» What this task involves: Would you restate all the data that follows, word for word?
• • • • • • •
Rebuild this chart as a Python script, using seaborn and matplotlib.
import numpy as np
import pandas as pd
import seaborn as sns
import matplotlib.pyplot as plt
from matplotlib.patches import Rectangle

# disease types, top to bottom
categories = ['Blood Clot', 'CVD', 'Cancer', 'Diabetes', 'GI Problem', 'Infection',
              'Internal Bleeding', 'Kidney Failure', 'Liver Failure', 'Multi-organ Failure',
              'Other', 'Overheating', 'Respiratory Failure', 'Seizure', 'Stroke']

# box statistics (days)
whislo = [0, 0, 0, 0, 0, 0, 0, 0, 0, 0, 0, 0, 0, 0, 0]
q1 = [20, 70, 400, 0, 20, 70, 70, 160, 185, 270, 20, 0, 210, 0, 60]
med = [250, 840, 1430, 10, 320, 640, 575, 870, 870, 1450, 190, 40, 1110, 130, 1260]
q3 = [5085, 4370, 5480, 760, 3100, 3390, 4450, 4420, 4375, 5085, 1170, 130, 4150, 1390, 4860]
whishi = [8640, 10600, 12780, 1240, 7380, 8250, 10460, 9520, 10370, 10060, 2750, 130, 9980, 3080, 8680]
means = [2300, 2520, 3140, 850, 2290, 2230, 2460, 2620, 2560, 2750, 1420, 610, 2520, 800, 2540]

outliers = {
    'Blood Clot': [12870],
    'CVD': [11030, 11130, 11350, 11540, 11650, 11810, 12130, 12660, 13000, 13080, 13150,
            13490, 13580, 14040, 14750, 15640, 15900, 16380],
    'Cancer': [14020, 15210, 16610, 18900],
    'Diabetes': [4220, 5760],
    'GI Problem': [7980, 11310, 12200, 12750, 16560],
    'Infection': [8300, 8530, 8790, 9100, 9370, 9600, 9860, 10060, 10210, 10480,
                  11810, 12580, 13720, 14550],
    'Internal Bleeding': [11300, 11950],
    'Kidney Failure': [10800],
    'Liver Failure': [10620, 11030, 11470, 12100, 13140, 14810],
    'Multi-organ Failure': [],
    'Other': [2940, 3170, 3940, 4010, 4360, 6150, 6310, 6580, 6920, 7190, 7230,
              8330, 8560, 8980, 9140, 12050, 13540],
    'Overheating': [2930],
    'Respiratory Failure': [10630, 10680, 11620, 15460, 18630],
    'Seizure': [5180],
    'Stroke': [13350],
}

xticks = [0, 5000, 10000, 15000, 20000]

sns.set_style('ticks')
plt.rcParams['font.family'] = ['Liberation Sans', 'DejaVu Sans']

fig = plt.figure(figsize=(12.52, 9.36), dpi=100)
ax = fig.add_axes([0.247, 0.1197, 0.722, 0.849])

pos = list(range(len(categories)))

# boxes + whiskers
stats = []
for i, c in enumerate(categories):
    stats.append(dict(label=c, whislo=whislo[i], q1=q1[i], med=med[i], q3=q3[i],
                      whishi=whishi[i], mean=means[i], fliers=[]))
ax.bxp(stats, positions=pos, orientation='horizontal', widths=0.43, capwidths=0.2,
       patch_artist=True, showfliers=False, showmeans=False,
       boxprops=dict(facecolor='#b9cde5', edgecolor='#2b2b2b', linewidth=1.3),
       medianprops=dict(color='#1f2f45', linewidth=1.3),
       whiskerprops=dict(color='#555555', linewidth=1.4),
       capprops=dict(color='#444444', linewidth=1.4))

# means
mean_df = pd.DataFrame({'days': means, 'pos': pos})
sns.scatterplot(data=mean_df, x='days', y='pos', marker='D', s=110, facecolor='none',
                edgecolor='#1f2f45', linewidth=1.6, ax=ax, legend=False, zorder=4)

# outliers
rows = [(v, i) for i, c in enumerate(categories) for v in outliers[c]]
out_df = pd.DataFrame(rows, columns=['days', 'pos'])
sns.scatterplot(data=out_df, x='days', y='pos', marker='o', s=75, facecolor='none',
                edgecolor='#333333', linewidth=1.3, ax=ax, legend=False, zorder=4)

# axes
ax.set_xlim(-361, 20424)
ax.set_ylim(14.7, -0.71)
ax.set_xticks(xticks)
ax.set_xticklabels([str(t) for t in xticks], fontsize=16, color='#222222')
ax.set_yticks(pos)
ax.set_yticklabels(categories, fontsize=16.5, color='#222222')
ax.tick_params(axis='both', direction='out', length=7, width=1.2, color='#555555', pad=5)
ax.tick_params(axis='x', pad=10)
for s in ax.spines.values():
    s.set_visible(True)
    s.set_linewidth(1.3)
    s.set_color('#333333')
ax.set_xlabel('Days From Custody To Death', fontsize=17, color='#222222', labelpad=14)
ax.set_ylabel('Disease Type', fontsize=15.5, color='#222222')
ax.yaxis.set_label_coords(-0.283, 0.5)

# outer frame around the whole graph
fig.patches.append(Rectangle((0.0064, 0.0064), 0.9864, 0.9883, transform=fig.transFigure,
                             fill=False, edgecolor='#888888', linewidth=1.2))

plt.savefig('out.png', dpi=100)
• • • • • • •
» Exercise solution:
Rebuild this chart as a Python script, using seaborn and matplotlib.
import numpy as np
import pandas as pd
import seaborn as sns
import matplotlib.pyplot as plt
from matplotlib.patches import Rectangle

# disease types, top to bottom
categories = ['Blood Clot', 'CVD', 'Cancer', 'Diabetes', 'GI Problem', 'Infection',
              'Internal Bleeding', 'Kidney Failure', 'Liver Failure', 'Multi-organ Failure',
              'Other', 'Overheating', 'Respiratory Failure', 'Seizure', 'Stroke']

# box statistics (days)
whislo = [0, 0, 0, 0, 0, 0, 0, 0, 0, 0, 0, 0, 0, 0, 0]
q1 = [20, 70, 400, 0, 20, 70, 70, 160, 185, 270, 20, 0, 210, 0, 60]
med = [250, 840, 1430, 10, 320, 640, 575, 870, 870, 1450, 190, 40, 1110, 130, 1260]
q3 = [5085, 4370, 5480, 760, 3100, 3390, 4450, 4420, 4375, 5085, 1170, 130, 4150, 1390, 4860]
whishi = [8640, 10600, 12780, 1240, 7380, 8250, 10460, 9520, 10370, 10060, 2750, 130, 9980, 3080, 8680]
means = [2300, 2520, 3140, 850, 2290, 2230, 2460, 2620, 2560, 2750, 1420, 610, 2520, 800, 2540]

outliers = {
    'Blood Clot': [12870],
    'CVD': [11030, 11130, 11350, 11540, 11650, 11810, 12130, 12660, 13000, 13080, 13150,
            13490, 13580, 14040, 14750, 15640, 15900, 16380],
    'Cancer': [14020, 15210, 16610, 18900],
    'Diabetes': [4220, 5760],
    'GI Problem': [7980, 11310, 12200, 12750, 16560],
    'Infection': [8300, 8530, 8790, 9100, 9370, 9600, 9860, 10060, 10210, 10480,
                  11810, 12580, 13720, 14550],
    'Internal Bleeding': [11300, 11950],
    'Kidney Failure': [10800],
    'Liver Failure': [10620, 11030, 11470, 12100, 13140, 14810],
    'Multi-organ Failure': [],
    'Other': [2940, 3170, 3940, 4010, 4360, 6150, 6310, 6580, 6920, 7190, 7230,
              8330, 8560, 8980, 9140, 12050, 13540],
    'Overheating': [2930],
    'Respiratory Failure': [10630, 10680, 11620, 15460, 18630],
    'Seizure': [5180],
    'Stroke': [13350],
}

xticks = [0, 5000, 10000, 15000, 20000]

sns.set_style('ticks')
plt.rcParams['font.family'] = ['Liberation Sans', 'DejaVu Sans']

fig = plt.figure(figsize=(12.52, 9.36), dpi=100)
ax = fig.add_axes([0.247, 0.1197, 0.722, 0.849])

pos = list(range(len(categories)))

# boxes + whiskers
stats = []
for i, c in enumerate(categories):
    stats.append(dict(label=c, whislo=whislo[i], q1=q1[i], med=med[i], q3=q3[i],
                      whishi=whishi[i], mean=means[i], fliers=[]))
ax.bxp(stats, positions=pos, orientation='horizontal', widths=0.43, capwidths=0.2,
       patch_artist=True, showfliers=False, showmeans=False,
       boxprops=dict(facecolor='#b9cde5', edgecolor='#2b2b2b', linewidth=1.3),
       medianprops=dict(color='#1f2f45', linewidth=1.3),
       whiskerprops=dict(color='#555555', linewidth=1.4),
       capprops=dict(color='#444444', linewidth=1.4))

# means
mean_df = pd.DataFrame({'days': means, 'pos': pos})
sns.scatterplot(data=mean_df, x='days', y='pos', marker='D', s=110, facecolor='none',
                edgecolor='#1f2f45', linewidth=1.6, ax=ax, legend=False, zorder=4)

# outliers
rows = [(v, i) for i, c in enumerate(categories) for v in outliers[c]]
out_df = pd.DataFrame(rows, columns=['days', 'pos'])
sns.scatterplot(data=out_df, x='days', y='pos', marker='o', s=75, facecolor='none',
                edgecolor='#333333', linewidth=1.3, ax=ax, legend=False, zorder=4)

# axes
ax.set_xlim(-361, 20424)
ax.set_ylim(14.7, -0.71)
ax.set_xticks(xticks)
ax.set_xticklabels([str(t) for t in xticks], fontsize=16, color='#222222')
ax.set_yticks(pos)
ax.set_yticklabels(categories, fontsize=16.5, color='#222222')
ax.tick_params(axis='both', direction='out', length=7, width=1.2, color='#555555', pad=5)
ax.tick_params(axis='x', pad=10)
for s in ax.spines.values():
    s.set_visible(True)
    s.set_linewidth(1.3)
    s.set_color('#333333')
ax.set_xlabel('Days From Custody To Death', fontsize=17, color='#222222', labelpad=14)
ax.set_ylabel('Disease Type', fontsize=15.5, color='#222222')
ax.yaxis.set_label_coords(-0.283, 0.5)

# outer frame around the whole graph
fig.patches.append(Rectangle((0.0064, 0.0064), 0.9864, 0.9883, transform=fig.transFigure,
                             fill=False, edgecolor='#888888', linewidth=1.2))

plt.savefig('out.png', dpi=100)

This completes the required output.